## [Task directions]
Reproduce each line exactly. Skip none.

+++++

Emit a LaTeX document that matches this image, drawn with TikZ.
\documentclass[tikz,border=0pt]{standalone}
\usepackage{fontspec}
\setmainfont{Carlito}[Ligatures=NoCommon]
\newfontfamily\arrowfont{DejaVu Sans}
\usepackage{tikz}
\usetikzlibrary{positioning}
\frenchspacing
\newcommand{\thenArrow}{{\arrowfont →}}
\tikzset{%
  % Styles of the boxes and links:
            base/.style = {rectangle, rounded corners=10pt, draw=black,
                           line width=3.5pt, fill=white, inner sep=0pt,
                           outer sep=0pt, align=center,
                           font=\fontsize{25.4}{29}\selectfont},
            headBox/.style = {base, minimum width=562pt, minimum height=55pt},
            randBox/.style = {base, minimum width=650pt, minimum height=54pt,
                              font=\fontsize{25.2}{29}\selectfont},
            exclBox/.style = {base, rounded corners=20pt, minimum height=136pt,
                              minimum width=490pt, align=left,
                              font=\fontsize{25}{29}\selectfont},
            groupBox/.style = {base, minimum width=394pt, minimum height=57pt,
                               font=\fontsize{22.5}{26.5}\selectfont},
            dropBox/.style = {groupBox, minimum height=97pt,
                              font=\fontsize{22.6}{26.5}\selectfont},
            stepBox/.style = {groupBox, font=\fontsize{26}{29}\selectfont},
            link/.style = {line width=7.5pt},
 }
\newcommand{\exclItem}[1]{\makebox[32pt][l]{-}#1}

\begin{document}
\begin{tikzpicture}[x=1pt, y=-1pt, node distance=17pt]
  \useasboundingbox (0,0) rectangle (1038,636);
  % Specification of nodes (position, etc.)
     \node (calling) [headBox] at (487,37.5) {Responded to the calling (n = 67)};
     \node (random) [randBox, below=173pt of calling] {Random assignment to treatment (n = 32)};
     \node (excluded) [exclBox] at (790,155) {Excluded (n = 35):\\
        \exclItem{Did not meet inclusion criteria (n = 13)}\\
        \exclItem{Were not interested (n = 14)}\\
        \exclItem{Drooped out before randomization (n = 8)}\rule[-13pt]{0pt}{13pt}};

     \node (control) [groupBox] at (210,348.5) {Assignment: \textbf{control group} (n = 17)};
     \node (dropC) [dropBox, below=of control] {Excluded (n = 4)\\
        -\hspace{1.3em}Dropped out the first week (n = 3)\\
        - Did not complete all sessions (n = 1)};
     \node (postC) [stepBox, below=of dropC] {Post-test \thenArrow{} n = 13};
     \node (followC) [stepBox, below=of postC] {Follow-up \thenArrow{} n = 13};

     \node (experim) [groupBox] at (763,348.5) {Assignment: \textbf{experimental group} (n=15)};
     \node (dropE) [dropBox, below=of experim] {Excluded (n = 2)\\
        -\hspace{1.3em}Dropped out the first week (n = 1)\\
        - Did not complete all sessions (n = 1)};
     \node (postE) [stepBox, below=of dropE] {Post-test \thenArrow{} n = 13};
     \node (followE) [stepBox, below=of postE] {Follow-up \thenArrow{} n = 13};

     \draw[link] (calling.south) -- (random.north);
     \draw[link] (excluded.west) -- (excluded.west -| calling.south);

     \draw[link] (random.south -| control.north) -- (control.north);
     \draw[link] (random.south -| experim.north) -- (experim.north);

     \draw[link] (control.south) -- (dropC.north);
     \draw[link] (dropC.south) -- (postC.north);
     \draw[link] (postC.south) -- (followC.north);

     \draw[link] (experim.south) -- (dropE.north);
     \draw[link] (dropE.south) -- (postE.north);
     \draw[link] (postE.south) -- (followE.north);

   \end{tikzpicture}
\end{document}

+++++

## [Full answer]
Emit a LaTeX document that matches this image, drawn with TikZ.
\documentclass[tikz,border=0pt]{standalone}
\usepackage{fontspec}
\setmainfont{Carlito}[Ligatures=NoCommon]
\newfontfamily\arrowfont{DejaVu Sans}
\usepackage{tikz}
\usetikzlibrary{positioning}
\frenchspacing
\newcommand{\thenArrow}{{\arrowfont →}}
\tikzset{%
  % Styles of the boxes and links:
            base/.style = {rectangle, rounded corners=10pt, draw=black,
                           line width=3.5pt, fill=white, inner sep=0pt,
                           outer sep=0pt, align=center,
                           font=\fontsize{25.4}{29}\selectfont},
            headBox/.style = {base, minimum width=562pt, minimum height=55pt},
            randBox/.style = {base, minimum width=650pt, minimum height=54pt,
                              font=\fontsize{25.2}{29}\selectfont},
            exclBox/.style = {base, rounded corners=20pt, minimum height=136pt,
                              minimum width=490pt, align=left,
                              font=\fontsize{25}{29}\selectfont},
            groupBox/.style = {base, minimum width=394pt, minimum height=57pt,
                               font=\fontsize{22.5}{26.5}\selectfont},
            dropBox/.style = {groupBox, minimum height=97pt,
                              font=\fontsize{22.6}{26.5}\selectfont},
            stepBox/.style = {groupBox, font=\fontsize{26}{29}\selectfont},
            link/.style = {line width=7.5pt},
 }
\newcommand{\exclItem}[1]{\makebox[32pt][l]{-}#1}

\begin{document}
\begin{tikzpicture}[x=1pt, y=-1pt, node distance=17pt]
  \useasboundingbox (0,0) rectangle (1038,636);
  % Specification of nodes (position, etc.)
     \node (calling) [headBox] at (487,37.5) {Responded to the calling (n = 67)};
     \node (random) [randBox, below=173pt of calling] {Random assignment to treatment (n = 32)};
     \node (excluded) [exclBox] at (790,155) {Excluded (n = 35):\\
        \exclItem{Did not meet inclusion criteria (n = 13)}\\
        \exclItem{Were not interested (n = 14)}\\
        \exclItem{Drooped out before randomization (n = 8)}\rule[-13pt]{0pt}{13pt}};

     \node (control) [groupBox] at (210,348.5) {Assignment: \textbf{control group} (n = 17)};
     \node (dropC) [dropBox, below=of control] {Excluded (n = 4)\\
        -\hspace{1.3em}Dropped out the first week (n = 3)\\
        - Did not complete all sessions (n = 1)};
     \node (postC) [stepBox, below=of dropC] {Post-test \thenArrow{} n = 13};
     \node (followC) [stepBox, below=of postC] {Follow-up \thenArrow{} n = 13};

     \node (experim) [groupBox] at (763,348.5) {Assignment: \textbf{experimental group} (n=15)};
     \node (dropE) [dropBox, below=of experim] {Excluded (n = 2)\\
        -\hspace{1.3em}Dropped out the first week (n = 1)\\
        - Did not complete all sessions (n = 1)};
     \node (postE) [stepBox, below=of dropE] {Post-test \thenArrow{} n = 13};
     \node (followE) [stepBox, below=of postE] {Follow-up \thenArrow{} n = 13};

     \draw[link] (calling.south) -- (random.north);
     \draw[link] (excluded.west) -- (excluded.west -| calling.south);

     \draw[link] (random.south -| control.north) -- (control.north);
     \draw[link] (random.south -| experim.north) -- (experim.north);

     \draw[link] (control.south) -- (dropC.north);
     \draw[link] (dropC.south) -- (postC.north);
     \draw[link] (postC.south) -- (followC.north);

     \draw[link] (experim.south) -- (dropE.north);
     \draw[link] (dropE.south) -- (postE.north);
     \draw[link] (postE.south) -- (followE.north);

   \end{tikzpicture}
\end{document}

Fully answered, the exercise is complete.